Sunday, November 3, 2013

Meditation And Narration

This week's Sunday Guardian column.

In a blog post for the New York Review of Books last week, Tim Parks voiced a concern that many, in various ways, have recently expressed. Speaking of conventional, character-driven novels, he asks whether “the whole exercise has become largely irrelevant”.  “More and more,” he goes on, “I wonder if it is possible for a novel not to give me the immediate impression of being manipulated toward goals that are predictable and unquestioned”, referring to the typical structure and intent of such works, with their dilemmas, crises and portrayals of overcoming suffering. Despite digital distractions however, as he writes, such novels are clearly still preferred by many, perhaps because they create the illusion that life can be given a definite and reassuring shape.

Dissatisfied with such “reinforcement of a fictional selfhood”, he holds up the work of Bernhard, Beckett and even Lydia Davis as an astringent counterpoint. For his own part, he’s tried to express a different vision of self and narrative in his new novel, Sex is Forbidden. (That, at least is the title of the paperback; originally, it was the rather more sedate and appropriate The Server.) So, how well does Parks succeed in his aim?

The novel, written in the first person, deals with ten days in the life of Beth Marriot, a young woman at the Dasgupta Institute, a mindfulness meditation centre. (Much of the observed detail seems to be drawn from Parks’s own experiences, written about earlier in his memoir, Teach Us to Sit Still.) “Most people’s worries are about the future,” feels Beth, “but the longer I stay at the Dasgupta Institute the less certain I am about what happened before.” Parks makes her feel this way because, of course, the point of such vipassana practice is to stay focused on and aware of the present moment’s thoughts, sensations and emotions. And because human beings are story-telling machines – our minds join the dots and create causation – to lift ourselves out of such habituated ways is easier said than done. (One could almost say that the Buddha taught that one must transcend stories by becoming aware of them.)

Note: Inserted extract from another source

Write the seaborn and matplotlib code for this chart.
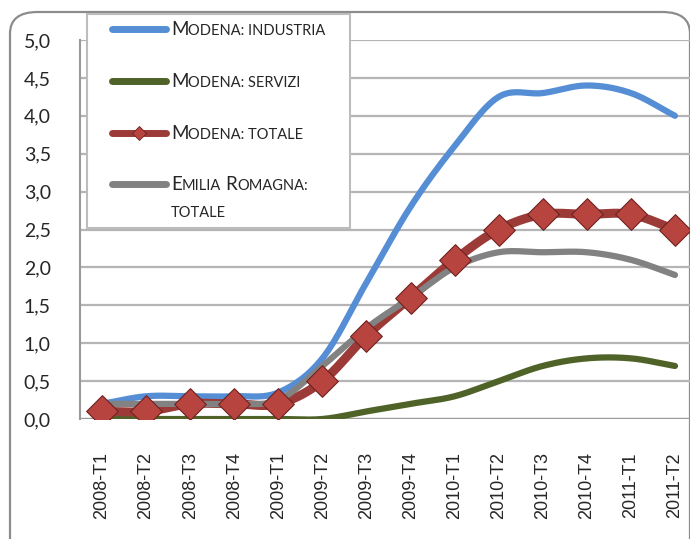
import numpy as np
import pandas as pd
import seaborn as sns
import matplotlib.pyplot as plt
from matplotlib.patches import FancyBboxPatch, Rectangle
from matplotlib.lines import Line2D

quarters = ["2008-T1", "2008-T2", "2008-T3", "2008-T4", "2009-T1", "2009-T2", "2009-T3",
            "2009-T4", "2010-T1", "2010-T2", "2010-T3", "2010-T4", "2011-T1", "2011-T2"]
industria = [0.2, 0.3, 0.3, 0.3, 0.35, 0.8, 1.8, 2.8, 3.6, 4.25, 4.3, 4.4, 4.3, 4.0]
servizi = [0.0, 0.0, 0.0, 0.0, 0.0, 0.0, 0.1, 0.2, 0.3, 0.5, 0.7, 0.8, 0.8, 0.7]
totale = [0.1, 0.1, 0.2, 0.2, 0.2, 0.5, 1.1, 1.6, 2.1, 2.5, 2.7, 2.7, 2.7, 2.5]
er_totale = [0.2, 0.2, 0.2, 0.2, 0.25, 0.7, 1.2, 1.6, 2.0, 2.2, 2.2, 2.2, 2.1, 1.9]

BLUE = "#558ED5"
GREEN = "#4F6228"
RED = "#9B3A37"
GRAY = "#828282"


def smooth(values, n=20):
    # catmull-rom curve through the points, like excel's smoothed line
    y = np.asarray(values, dtype=float)
    p = np.concatenate([[2 * y[0] - y[1]], y, [2 * y[-1] - y[-2]]])
    xs, ys = [], []
    for i in range(len(y) - 1):
        t = np.linspace(0, 1, n, endpoint=False)
        p0, p1, p2, p3 = p[i], p[i + 1], p[i + 2], p[i + 3]
        seg = 0.5 * (2 * p1 + (-p0 + p2) * t + (2 * p0 - 5 * p1 + 4 * p2 - p3) * t ** 2
                     + (-p0 + 3 * p1 - 3 * p2 + p3) * t ** 3)
        xs.extend(i + t)
        ys.extend(seg)
    xs.append(len(y) - 1)
    ys.append(y[-1])
    return pd.DataFrame({"x": xs, "y": ys})


sns.set_style("white")
fig = plt.figure(figsize=(6.9, 5.39), dpi=100)
W, H = 690, 539

# outer rounded frame of the chart
frame = FancyBboxPatch((10 / W, -20 / H), 680 / W, (527 + 20) / H,
                       boxstyle="round,pad=0,rounding_size=0.04", transform=fig.transFigure,
                       fc="none", ec="#8C8C8C", lw=1.6, zorder=-1)
fig.patches.append(frame)

ax = fig.add_axes([80 / W, 1 - 419 / H, 617 / W, 379 / H])
ax.patch.set_alpha(0)
ax.set_zorder(1)

series = [(industria, BLUE, 4.5), (servizi, GREEN, 4.5), (totale, RED, 6.5), (er_totale, GRAY, 4.5)]
for vals, col, lw in series:
    d = smooth(vals)
    sns.lineplot(data=d, x="x", y="y", ax=ax, color=col, lw=lw, sort=False,
                 estimator=None, solid_capstyle="round", zorder=3)
    if vals is totale:
        pts = pd.DataFrame({"x": np.arange(len(quarters)), "y": totale})
        sns.scatterplot(data=pts, x="x", y="y", ax=ax, marker="D", s=260,
                        color="#B8443F", edgecolor="#6E2220", linewidth=0.8, zorder=4)

ax.set_xlim(-0.5, 13.5)
ax.set_ylim(0, 5)
ax.set_yticks(np.arange(0, 5.01, 0.5))
ax.set_yticklabels([f"{v:.1f}".replace(".", ",") for v in np.arange(0, 5.01, 0.5)],
                   fontfamily="Lato", fontsize=14)
ax.set_xticks(np.arange(len(quarters)))
ax.set_xticklabels(quarters, rotation=90, fontfamily="Liberation Sans", fontsize=13)
ax.set_xticks(np.arange(-0.5, 13.6, 1), minor=True)
ax.tick_params(axis="x", which="major", length=0, pad=24)
ax.tick_params(axis="x", which="minor", length=6, width=1.5, color="#9A9A9A", direction="out")
ax.tick_params(axis="y", length=7, width=1.5, color="#9A9A9A", pad=14, direction="out")
ax.set_xlabel("")
ax.set_ylabel("")
ax.grid(axis="y", color="#B5B5B5", lw=1.6, zorder=0)
ax.grid(axis="x", visible=False)
for s in ["top", "right", "bottom"]:
    ax.spines[s].set_visible(False)
ax.spines["left"].set_color("#9A9A9A")
ax.spines["left"].set_linewidth(1.5)
ax.axhline(0, color="#9A9A9A", lw=1.6, zorder=1)

# legend box drawn by hand, with small caps labels
fig.patches.append(Rectangle((87 / W, 1 - 228 / H), 263 / W, 214 / H, transform=fig.transFigure,
                             fc="white", ec="#BDBDBD", lw=1.5, zorder=5))
rows = [(29, BLUE, [("M", 1), ("ODENA: INDUSTRIA", 0)]),
        (81, GREEN, [("M", 1), ("ODENA: SERVIZI", 0)]),
        (133, RED, [("M", 1), ("ODENA: TOTALE", 0)]),
        (184, GRAY, [("E", 1), ("MILIA", 0), (" ", 0), ("R", 1), ("OMAGNA:", 0)])]
for y, col, parts in rows:
    fig.lines.append(Line2D([112 / W, 166 / W], [1 - y / H] * 2, transform=fig.transFigure,
                            color=col, lw=5, solid_capstyle="round", zorder=6))
    if col == RED:
        fig.lines.append(Line2D([139 / W], [1 - y / H], transform=fig.transFigure, marker="D",
                                ms=7, color="#B8443F", mec="#6E2220", mew=0.6, zorder=7))

fig.canvas.draw()
renderer = fig.canvas.get_renderer()
for y, col, parts in rows:
    x = 171
    for txt, big in parts:
        if txt == " ":
            x += 4
            continue
        t = fig.text(x / W, 1 - (y + 6) / H, txt, fontfamily="Lato", fontsize=13.5 if big else 10.5,
                     va="baseline", ha="left", zorder=8)
        x = t.get_window_extent(renderer).x1
fig.text(171 / W, 1 - 217 / H, "TOTALE", fontfamily="Lato", fontsize=10.5, va="baseline",
         ha="left", zorder=8)

plt.savefig("out.png", dpi=100)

This, then, is a disingenuous stream of consciousness narrative in which the present is continually being interrupted by the past and future. Beth has spent close to ten months at the retreat as “a server”, one who attends to cooking, cleaning and other chores, trying to forget her past life as a singer in a band, her devoted band-mate and her affair with an older painter, ending in a tragic accident. As she puts it, “I gave up everything for the band and I gave up the band for nothing”. Such thoughts continue to intrude no matter how much she tries to stay present: “The breath crossing the lip. The in-breath. The out-breath. Right effort. Right concentration. Right understanding.”

She finds further distraction when she appropriates and reads the diary of a fellow meditator; both of them are bending the rules, which do not allow reading and writing during the retreat. (“One thing leads to another when you think and write your thoughts down. False empty fantasies, painful formations of the mind, sankharas.”) The diarist, a publisher with a troubled personal and professional life, sometimes seems to echo Parks’s own thoughts: “What do stories do but glamorize pain?...all the pretentious sagas…They glamorize suffering.”  

In various ways, we see how Beth’s relationships with those at the institute mirror those that she’s left behind. She hasn’t escaped her stories, just changed the context. Parks’s narrative, then, doesn’t become an anti-novel or anything like it, being constrained by the strictures of the form. This is something he himself ruefully confesses in his NYRB piece: “the tale’s literary nature, its very presentation of itself as a novel…inevitably dragged it back toward the old familiar ploys, the little climaxes, the obligatory ironies.” For a novel that resists narrative, we’ll have to turn again to Beckett and a different sort of meditation, that of Murphy in his armchair.